Rhetoric is everywhere and even directs empiricism, as when science finds in “usefulness” a reason for taking up a particular line of research (24).3 And “no less universal is the function of hermeneutics” because “everything … is included in the realm of ‘understandings’ and understandability in which we move” (24–25).

In this way,

the rhetorical and hermeneutical aspects of human linguisticality completely interpenetrate each other. There would be no speaker and no art of speaking if understanding and consent were not in question, were not underlying elements; there would be no hermeneutical task if there were no understanding that has been disturbed and that those involved in a conversation must search for and find again together. (25)

Understanding comes about by dialog, even if it is only a dialog among oneself, a text, and the tradition that mediates between these two. Even here, as we seek to move past disruptions in this dialog and explain well what we observe, we expose a fundamentally rhetorical character of that dialog.


  1. Header image provided by Vanessa Ives. 

  2. Page numbers by themselves indicate citations from H.-G. Gadamer, “On the Scope and Function of Hermeneutical Reflection,” in Philosophical Hermeneutics, trans. and ed. David E. Linge (Berkeley: University of California Press, 1976), 18–43. 

  3. See also Thomas S. Kuhn, The Structure of Scientific Revolutions, 3rd ed. (Chicago: University of Chicago Press, 1996). 

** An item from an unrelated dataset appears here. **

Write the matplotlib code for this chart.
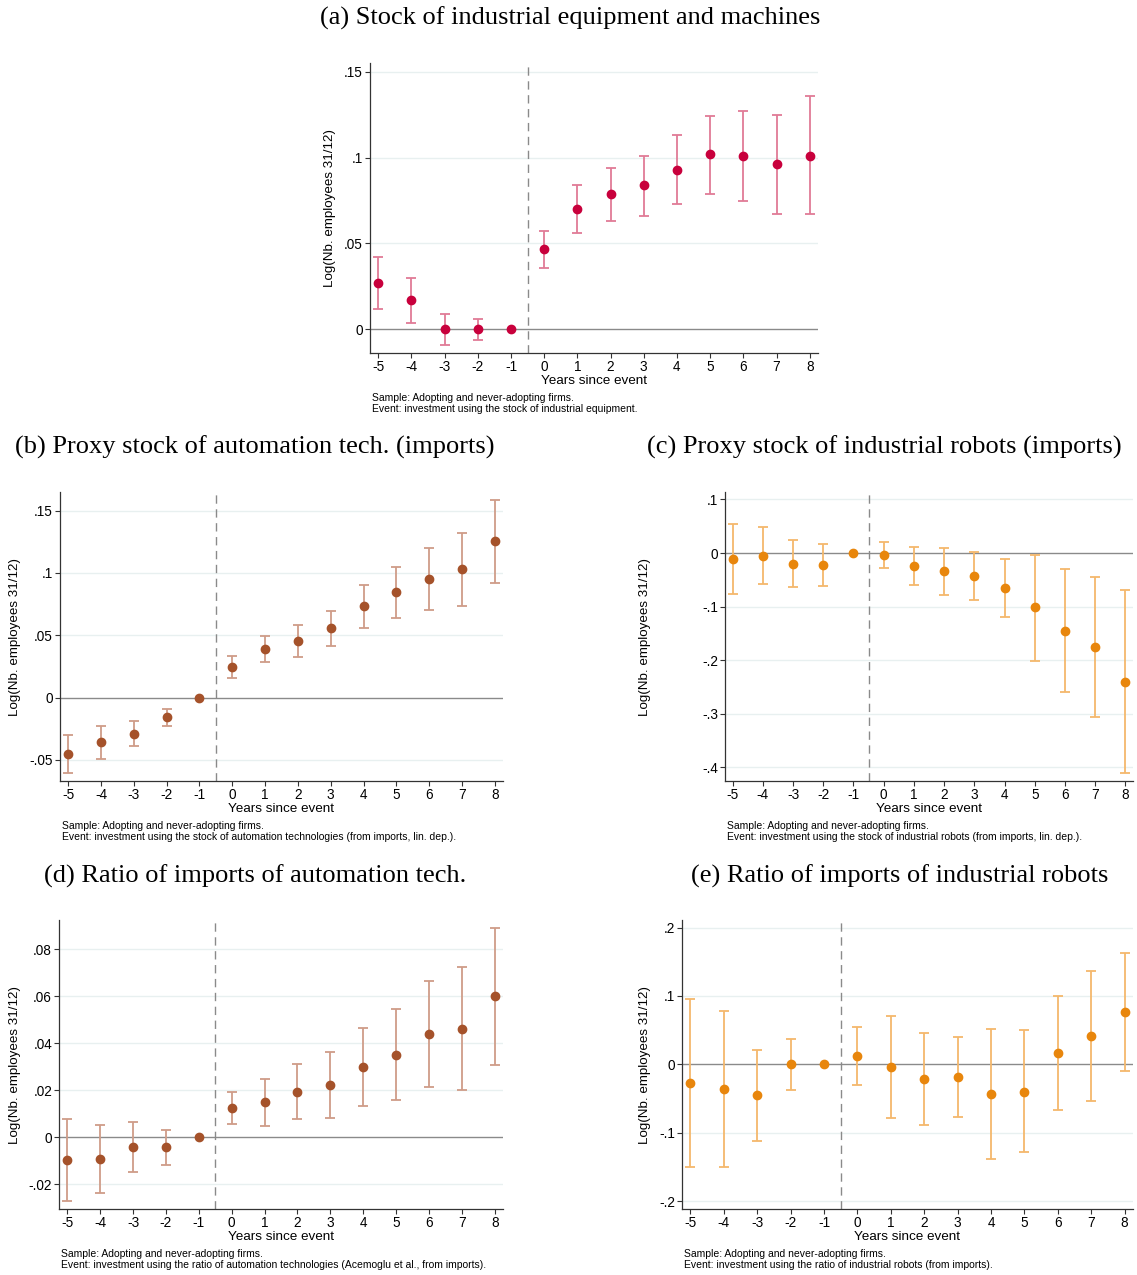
import numpy as np
import matplotlib
matplotlib.use("Agg")
import matplotlib.pyplot as plt

# =============================
# DATA
# =============================
years = [-5, -4, -3, -2, -1, 0, 1, 2, 3, 4, 5, 6, 7, 8]

# (a) stock of industrial equipment
a_est = [0.027, 0.017, 0.000, 0.000, 0.0, 0.047, 0.070, 0.079, 0.084, 0.093, 0.102, 0.101, 0.096, 0.101]
a_lo  = [0.012, 0.004, -0.009, -0.006, 0.0, 0.036, 0.056, 0.063, 0.066, 0.073, 0.079, 0.075, 0.067, 0.067]
a_hi  = [0.042, 0.030, 0.009, 0.006, 0.0, 0.057, 0.084, 0.094, 0.101, 0.113, 0.124, 0.127, 0.125, 0.136]

# (b) proxy stock of automation tech
b_est = [-0.045, -0.036, -0.029, -0.016, 0.0, 0.0244, 0.0386, 0.0456, 0.0556, 0.0733, 0.0845, 0.095, 0.1028, 0.1253]
b_lo  = [-0.0607, -0.049, -0.0386, -0.023, 0.0, 0.016, 0.0284, 0.0327, 0.0416, 0.0561, 0.0641, 0.0706, 0.0738, 0.0918]
b_hi  = [-0.0298, -0.023, -0.0185, -0.0094, 0.0, 0.033, 0.0494, 0.0585, 0.0697, 0.0902, 0.105, 0.1197, 0.132, 0.1589]

# (c) proxy stock of industrial robots
c_est = [-0.011, -0.0056, -0.020, -0.022, 0.0, -0.0044, -0.024, -0.034, -0.043, -0.065, -0.1016, -0.145, -0.1757, -0.240]
c_lo  = [-0.076, -0.058, -0.064, -0.061, 0.0, -0.028, -0.060, -0.0785, -0.0885, -0.120, -0.2006, -0.260, -0.3065, -0.410]
c_hi  = [0.054, 0.048, 0.025, 0.0174, 0.0, 0.0206, 0.0106, 0.010, 0.0025, -0.0106, -0.003, -0.030, -0.045, -0.0685]

# (d) ratio of imports of automation tech
d_est = [-0.0095, -0.0092, -0.0041, -0.0042, 0.0, 0.0123, 0.0149, 0.0194, 0.0224, 0.0297, 0.0351, 0.0438, 0.0462, 0.0599]
d_lo  = [-0.0269, -0.0238, -0.0149, -0.0118, 0.0, 0.0055, 0.005, 0.0076, 0.0082, 0.0132, 0.016, 0.0212, 0.020, 0.0307]
d_hi  = [0.0079, 0.0054, 0.0067, 0.0033, 0.0, 0.0193, 0.0249, 0.0313, 0.0364, 0.0463, 0.0544, 0.0666, 0.0725, 0.0891]

# (e) ratio of imports of industrial robots
e_est = [-0.0278, -0.036, -0.0454, 0.0, 0.0, 0.0122, -0.0039, -0.022, -0.0185, -0.0439, -0.040, 0.0171, 0.041, 0.0766]
e_lo  = [-0.150, -0.150, -0.112, -0.037, 0.0, -0.030, -0.0785, -0.089, -0.0766, -0.139, -0.129, -0.0668, -0.054, -0.0102]
e_hi  = [0.095, 0.0785, 0.0215, 0.0366, 0.0, 0.0546, 0.0707, 0.0454, 0.0395, 0.0512, 0.050, 0.1005, 0.1366, 0.1634]

a_yticks = [0, 0.05, 0.1, 0.15]
a_ylabels = ["0", ".05", ".1", ".15"]
b_yticks = [-0.05, 0, 0.05, 0.1, 0.15]
b_ylabels = ["-.05", "0", ".05", ".1", ".15"]
c_yticks = [-0.4, -0.3, -0.2, -0.1, 0, 0.1]
c_ylabels = ["-.4", "-.3", "-.2", "-.1", "0", ".1"]
d_yticks = [-0.02, 0, 0.02, 0.04, 0.06, 0.08]
d_ylabels = ["-.02", "0", ".02", ".04", ".06", ".08"]
e_yticks = [-0.2, -0.1, 0, 0.1, 0.2]
e_ylabels = ["-.2", "-.1", "0", ".1", ".2"]

titles = [
    "(a) Stock of industrial equipment and machines",
    "(b) Proxy stock of automation tech. (imports)",
    "(c) Proxy stock of industrial robots (imports)",
    "(d) Ratio of imports of automation tech.",
    "(e) Ratio of imports of industrial robots",
]
sample_note = "Sample: Adopting and never-adopting firms."
event_notes = [
    "Event: investment using the stock of industrial equipment.",
    "Event: investment using the stock of automation technologies (from imports, lin. dep.).",
    "Event: investment using the stock of industrial robots (from imports, lin. dep.).",
    "Event: investment using the ratio of automation technologies (Acemoglu et al., from imports).",
    "Event: investment using the ratio of industrial robots (from imports).",
]

# =============================
# STYLE
# =============================
plt.rcParams["font.family"] = ["Liberation Sans", "DejaVu Sans"]

W, H = 1137, 1275
RED = ("#c8003c", "#e07b96")
BROWN = ("#a5522a", "#cf9c88")
ORANGE = ("#e8860c", "#f4b86c")

# axes boxes in pixels: left, right, top, bottom
panels = [
    dict(box=(370, 818, 63, 353), est=a_est, lo=a_lo, hi=a_hi, ylim=(-0.0137, 0.155),
         yt=a_yticks, yl=a_ylabels, col=RED, title_xy=(570, 18), ylab_x=330),
    dict(box=(60, 503, 492, 781), est=b_est, lo=b_lo, hi=b_hi, ylim=(-0.067, 0.165),
         yt=b_yticks, yl=b_ylabels, col=BROWN, title_xy=(255, 447), ylab_x=15),
    dict(box=(725, 1133, 492, 781), est=c_est, lo=c_lo, hi=c_hi, ylim=(-0.4255, 0.114),
         yt=c_yticks, yl=c_ylabels, col=ORANGE, title_xy=(884, 447), ylab_x=645),
    dict(box=(59, 503, 920, 1209), est=d_est, lo=d_lo, hi=d_hi, ylim=(-0.0305, 0.0924),
         yt=d_yticks, yl=d_ylabels, col=BROWN, title_xy=(255, 876), ylab_x=15),
    dict(box=(682, 1133, 920, 1209), est=e_est, lo=e_lo, hi=e_hi, ylim=(-0.2117, 0.211),
         yt=e_yticks, yl=e_ylabels, col=ORANGE, title_xy=(900, 876), ylab_x=645),
]

fig = plt.figure(figsize=(W / 100, H / 100), dpi=100)

for i, p in enumerate(panels):
    l, r, t, b = p["box"]
    ax = fig.add_axes([l / W, 1 - b / H, (r - l) / W, (b - t) / H])

    est = np.array(p["est"])
    lo = np.array(p["lo"])
    hi = np.array(p["hi"])
    x = np.array(years)

    ax.axhline(0, color="#8a8a8a", lw=1.0, zorder=1)
    ax.axvline(-0.5, color="#8a8a8a", lw=1.0, ls=(0, (6, 4)), zorder=1)
    for yv in p["yt"]:
        if yv != 0:
            ax.axhline(yv, color="#e8f0f0", lw=1.0, zorder=0)

    has_ci = hi > lo
    ax.errorbar(x[has_ci], est[has_ci], yerr=[est[has_ci] - lo[has_ci], hi[has_ci] - est[has_ci]],
                fmt="none", ecolor=p["col"][1], elinewidth=1.3, capsize=3.5, capthick=1.3, zorder=2)
    ax.plot(x, est, "o", color=p["col"][0], ms=6, zorder=3)

    ax.set_xlim(-5.25, 8.25)
    ax.set_ylim(*p["ylim"])
    ax.set_xticks(years)
    ax.set_xticklabels([str(v) for v in years])
    ax.set_yticks(p["yt"])
    ax.set_yticklabels(p["yl"])
    ax.tick_params(labelsize=9.8, length=3.5, width=0.8, color="#333333", pad=1.5)

    for s in ["top", "right"]:
        ax.spines[s].set_visible(False)
    for s in ["left", "bottom"]:
        ax.spines[s].set_color("#333333")
        ax.spines[s].set_linewidth(0.9)

    fig.text((l + r) / 2 / W, 1 - (b + 28) / H, "Years since event", ha="center", va="center", fontsize=9.7)
    fig.text(p["ylab_x"] / W, 1 - (t + b) / 2 / H, "Log(Nb. employees 31/12)",
             rotation=90, ha="center", va="center", fontsize=9.6)
    fig.text((l + 2) / W, 1 - (b + 45) / H, sample_note, ha="left", va="center", fontsize=7.5)
    fig.text((l + 2) / W, 1 - (b + 56) / H, event_notes[i], ha="left", va="center", fontsize=7.5)

    tx, ty = p["title_xy"]
    fig.text(tx / W, 1 - ty / H, titles[i], ha="center", va="center",
             fontsize=19, family=["Liberation Serif", "DejaVu Serif"])

fig.savefig("out.png", dpi=100)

Aune on enthymemes in New Testament scholarship

In a helpful 2003 essay, David Aune discusses “the use and abuse of the enthymeme in New Testament scholarship” (New Testament Studies 49, no. 3, 299–320). According to the article’s abstract,

Though the enthymeme is usually defined as a truncated syllogism, that definition does not go back to Aristotle. By the first century CE there were four ways of understanding the enthymeme in both Greek and Latin rhetorical theory, of which the truncated syllogism was just one. Aristotle’s theory of the enthymeme had little effect on the subsequent history of the enthymeme, just as his Rhetorica had only a restricted circulation and impact from the first century BCE on. In light of these considerations, the work of seven scholars who have used the enthymeme to understand argumentation in the NT is reviewed and critiqued.

Materially, the essays biggest contribution is Aune’s analysis of the formalist perspective on “enthymemes” that he found in the literature he surveyed. Another area of repeated concern is how easily it is for New Testament scholars to fall into incompletely outlining arguments.

For subscribers or users at subscribing institutions, see the essay in NTS, ProQuest, or other similar providers.

Cope’s introduction to Aristotle’s “Rhetoric”

E. M. Cope’s 1867 introduction to Aristotle’s Rhetoric (London: MacMillan) is available via Internet Archive in several different scans digitized by

Burkett on Aristotle’s “Rhetoric”

Texas Christian University’s open, online thesis repository contains John Burkett’s treatment of Book III of Aristotle’s Retoric. The project is a commentary-style work on that book that strives to complete the project that William Grimaldi began with Books I and II. According to the abstract,

This new commentary on Aristotle’s Rhetoric III serves the purpose which the text held at the Classical Lyceum: elucidating Aristotle’s theory of style (lexis) and arrangement (taxis) for scholars, teachers, and practitioners of rhetoric. This commentary provides a much needed update because the last commentary, written by Cambridge classicist E. M. Cope in 1877, is now understood as a misinterpretation that reads Aristotle Platonically, takes seriously only rational appeals, assumes a mimetic theory of language that depreciates style, and misdefines central concepts like the enthymeme and common topics. Providing a new interpretation, this commentary may be summarized by three adjectives: Grimaldian, rhetorical, and accessible. First, this Grimaldian commentary applies the new rhetoric philosophy of William M. A. Grimaldi, S.J., which he explicates in Studies in the Philosophy of Aristotle’s Rhetoric (1972) and in his two-volume Commentary (1980-1988), wherein Grimaldi develops an integrated and contextual interpretation of the Rhetoric. Second, this rhetorical commentary observes the rhetoric in the Rhetoric since Aristotle typically practices what he teaches: writing with enthymemes, defining by metaphor, clarifying by antithesis, and arranging units by thesis, analysis, and synthesis. This commentary observes how Aristotle applies his three rhetorical appeals (êthos, pathos, logos), his theories of propriety (prepon), exotic (xenos), and virtue (aretê) in style, and the systems of Greek imagery, all of which develop a unified and interactive theory of invention, style, and arrangement. Attention is given to Aristotle’s creative theory of metaphor, being a tropos (turn) and a topos (place) of invention, functioning as a stylistic syllogism for creating knowledge with quick, pleasant learning. Arrangement also functions creatively with localized topical procedures for responding to the particular needs of each part of a composition. Third, this accessible commentary features text, translation, comments, and glossary for readers who may not be familiar with Aristotle’s idiom but who have an interest in his rhetorical theory and technical terms. Finally, incorporating recent scholarship, this commentary provides insights from classical rhetoric and new rhetoric, showing their interrelationship and how contemporary research in rhetoric builds on and helps to elucidate Aristotle’s expansive rhetoric as a general theory of language.

For the project’s full text, see TCU’s repository. On a personal note, I had the privilege of working for John while he was working on this project. Discussions with him about some of the more problematic approaches to Aristotle’s Retoric that are noted above proved quite enriching, helpful, and informative, and I’m delighted to see that his project is openly available for interested readers’ consumption.